A este respeito, há que recordar que, enquanto derrogação do princípio fundamental da livre circulação de capitais, o artigo 65.o, n.o 1, alínea b), TFUE deve ser objeto de interpretação estrita (Acórdão de 6 de março de 2018, SEGRO e Horváth, C‑52/16 e C‑113/16, EU:C:2018:157, n.o 96 e jurisprudência aí referida).

104

No caso, a Hungria sustenta que, uma vez que aquisições de direitos de usufruto sobre terrenos agrícolas ocorreram antes de 1 de janeiro de 2002 e foram realizadas por não residentes, na aceção da regulamentação nacional então aplicável em matéria de controlo de câmbios, estavam sujeitas, por força dessa regulamentação, a uma autorização emitida pelo Banco Nacional da Hungria. Ora, tais autorizações de câmbio nunca teriam sido pedidas para tais aquisições, pelo que estas seriam inválidas.

105

A este respeito, há que salientar, em primeiro lugar, que, como resulta do n.o 76 do presente acórdão, a Hungria não demonstrou que a regulamentação nacional em matéria de controlo de câmbios a que se refere visasse sujeitar as aquisições de direitos de usufruto por não residentes a uma autorização de câmbio, sob pena de invalidade dessas aquisições. Tão‑pouco demonstrou que a adoção da regulamentação controvertida tivesse sido orientada pela vontade de solucionar as violações a essa regulamentação nacional em matéria de controlo de câmbios.

106

No que se refere ao primeiro destes dois aspetos, há que salientar ainda que, mesmo admitindo que a validade ab initio de certos direitos de usufruto extintos pela regulamentação controvertida tivesse estado sujeita à condição de possuir uma autorização de câmbio, a Comissão apresentou ao Tribunal de Justiça excertos do Parecer n.o 1/2010, de 28 de junho de 2010, e de um acórdão (processo BH2000.556) proferidos pela Kúria (Supremo Tribunal), cuja análise literal indica que, nos termos do artigo 237.o, n.o 2, da Lei n.o IV, de 1959, que aprova o Código Civil, disposição em vigor à época em que foi revogada a regulamentação nacional em matéria de controlo de câmbios invocada, a partir da data em que uma autorização deixa de ser necessária para a formação de um contrato, um contrato celebrado sem que esta tenha sido obtida deve considerar‑se definitiva e validamente formado.

107

No que se refere ao segundo aspeto, há que recordar que a regulamentação controvertida prevê a extinção sistemática dos direitos de usufruto detidos sobre terrenos agrícolas por pessoas que não possam demonstrar uma relação familiar próxima com o proprietário do terreno em causa.

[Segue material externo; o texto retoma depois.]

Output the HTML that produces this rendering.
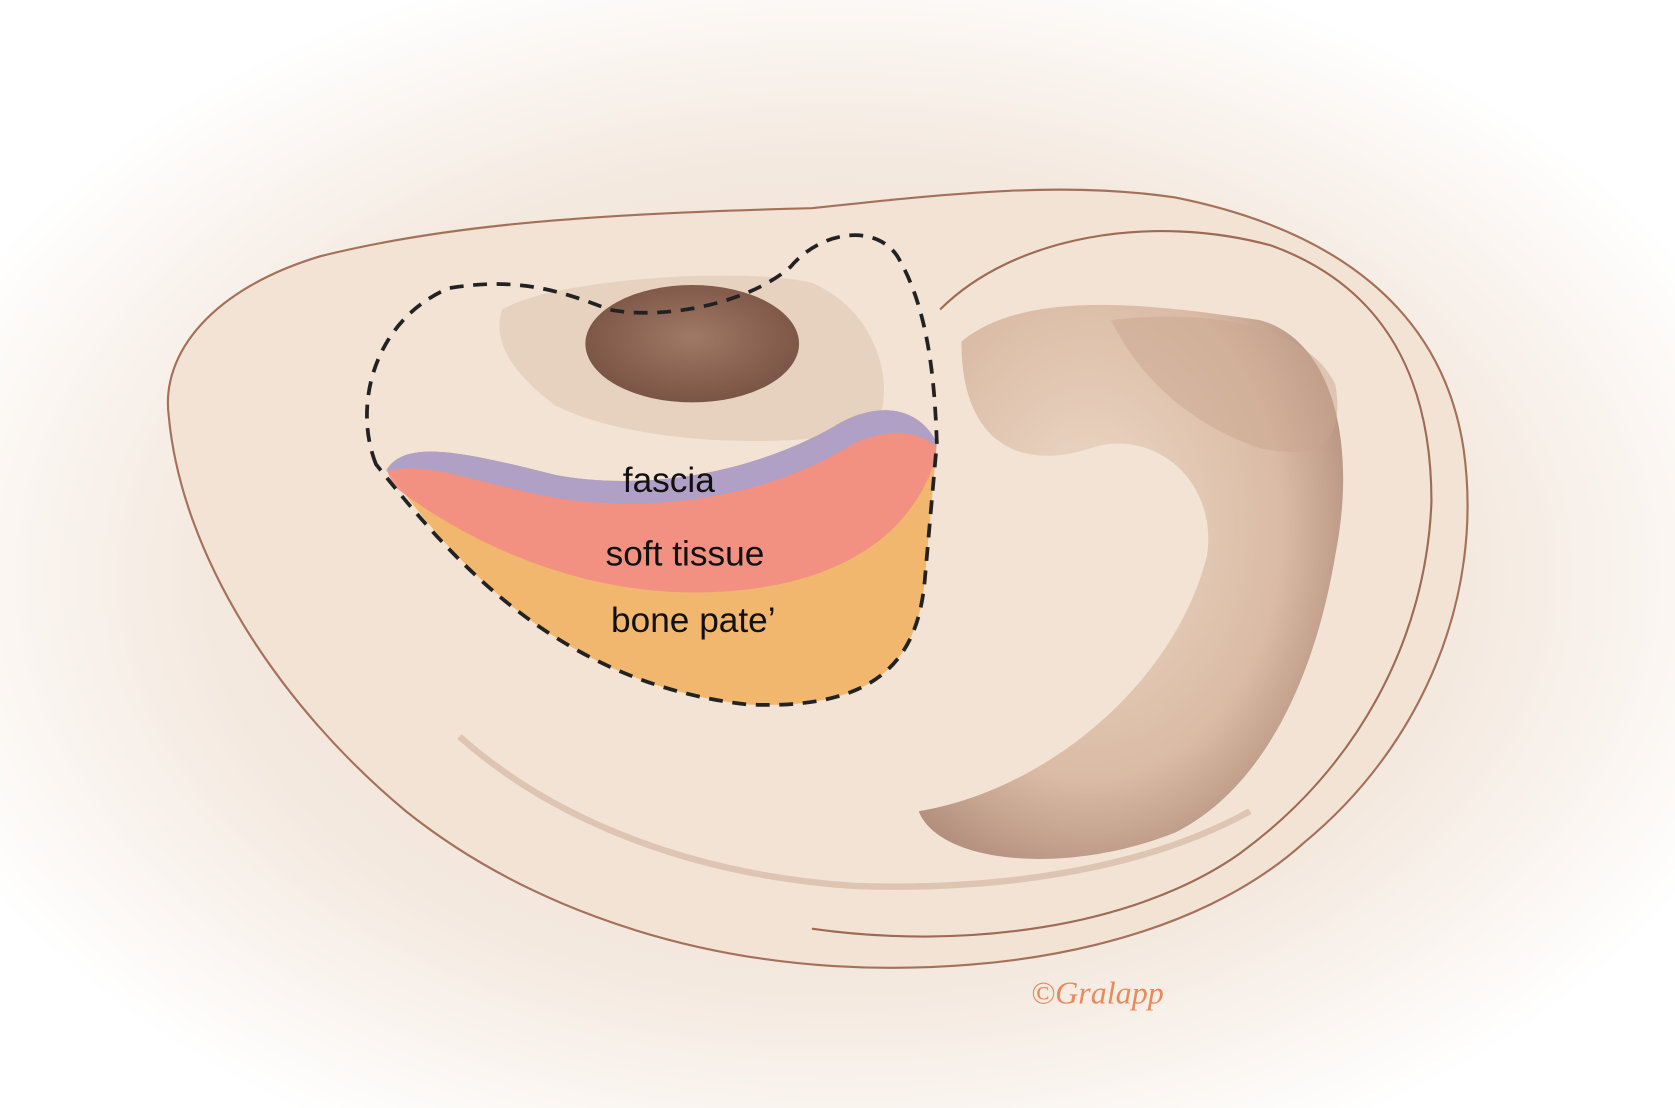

Ora, este critério de parentesco não tem qualquer ligação com a regulamentação nacional em matéria de controlo de câmbios. Por outro lado, é pacífico, como resulta, nomeadamente, do n.o 42 do presente acórdão, que a extinção de direitos de usufruto determinada pela regulamentação controvertida se aplica não apenas em relação a não residentes, mas também em relação a pessoas que residem na Hungria e a pessoas coletivas estabelecidas nesse Estado‑Membro que não estão, como tal, sujeitas à regulamentação nacional em matéria de controlo de câmbios invocada.

108

Em segundo lugar, e em todo o caso, a extinção ex lege de direitos de usufruto, desde há muito inscritos nos registos prediais, que ocorreu mais de dez anos depois de a referida regulamentação nacional em matéria de controlo de câmbios ter sido revogada, não constitui uma medida proporcionada. Com efeito, podiam ter sido adotadas outras medidas, menos amplas nos seus efeitos, para sancionar ab initio eventuais infrações à regulamentação nacional em matéria de controlo de câmbios, como por exemplo coimas (Acórdão de 6 de março de 2018, SEGRO e Horváth, C‑52/16 e C‑113/16, EU:C:2018:157, n.o 106 e jurisprudência aí referida).

109

Em face do exposto, a Hungria não demonstrou que a regulamentação nacional em matéria de controlo de câmbios que invoca é suscetível de ter afetado a validade dos direitos de usufruto abrangidos pela regulamentação controvertida, nem que esta foi adotada para solucionar essas eventuais infrações a essa regulamentação em matéria de controlo de câmbios, nem, em todo o caso, e admitindo que tal finalidade tenha efetivamente sido prosseguida pela regulamentação controvertida, que a extinção de direitos de usufruto por esta operada seja proporcionada para esse efeito e admissível nos termos do artigo 65.o TFUE.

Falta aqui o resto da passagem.